Note: Originally I had TO_CHAR (instead of TO_DATE) in two places, pointed out by responders and now fixed here.
Suppose I want to convert a string STR with values like '06:00' (representing a time-of-day component in 'hh24:mi' format) into a number like 0.25 (representing the number of days since midnight, as in date arithmetic). Is it safe to calculate it as
to_date(STR, 'hh24:mi') - to_date('00:00', 'hh24:mi')
?
In a situation like above, TO_DATE attaches the first day of the current month as the "date" component to form a full date-time (the Oracle DATE data type). So this should be OK, except... What if the query is run right at midnight at the beginning of a new month? Is it possible that one call to TO_DATE will pick up a different month than the other call to TO_DATE? Or is this behavior of TO_DATE based on a fixed date (or timestamp) that is used throughout the execution of the entire query? My suspicion is that it is, in fact, possible that the two calls to TO_DATE would pick up different months, if the conditions are "just right" for that to happen. So this approach would NOT be safe.

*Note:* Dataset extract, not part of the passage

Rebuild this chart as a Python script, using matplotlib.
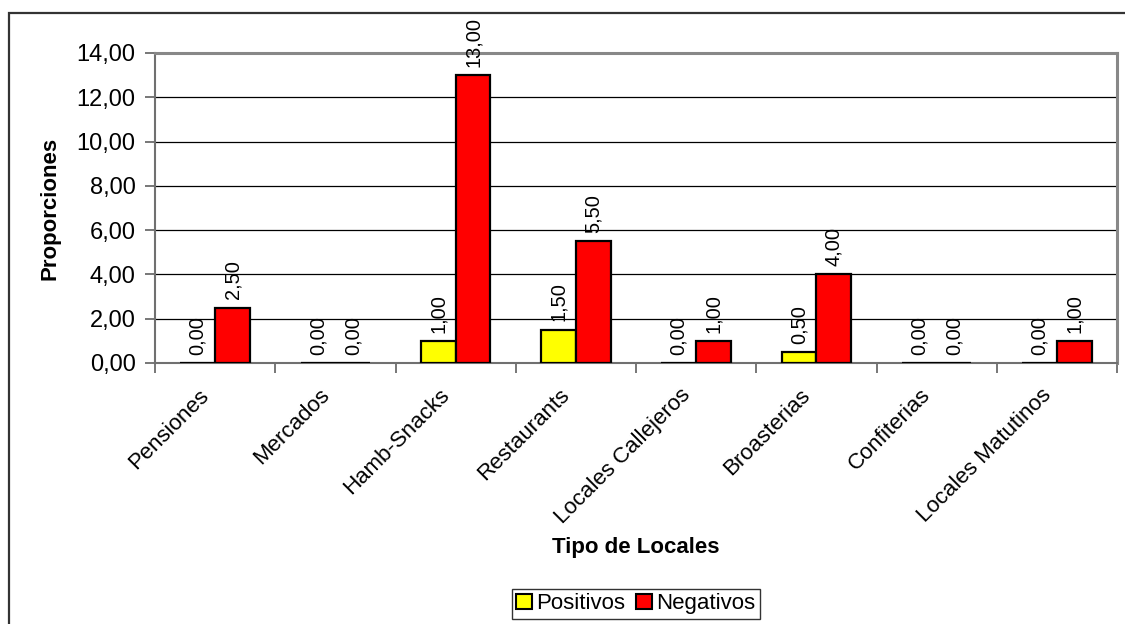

Please do not suggest "other ways to do it" since that is not what I am asking. Of course, there are other, safe ways to get the desired result; for example I can pre-concatenate a fixed string, like '2000-01-01', before applying TO_DATE, and change the format model accordingly. I could also convert directly from string to number using only string manipulations and elementary operations; I prefer not to, because that won't catch bad data such as '24:15' or '10:75', but all of this is off-topic to the question in this thread. I am simply asking if THIS approach is safe or if it should not be used, for the reason I explained.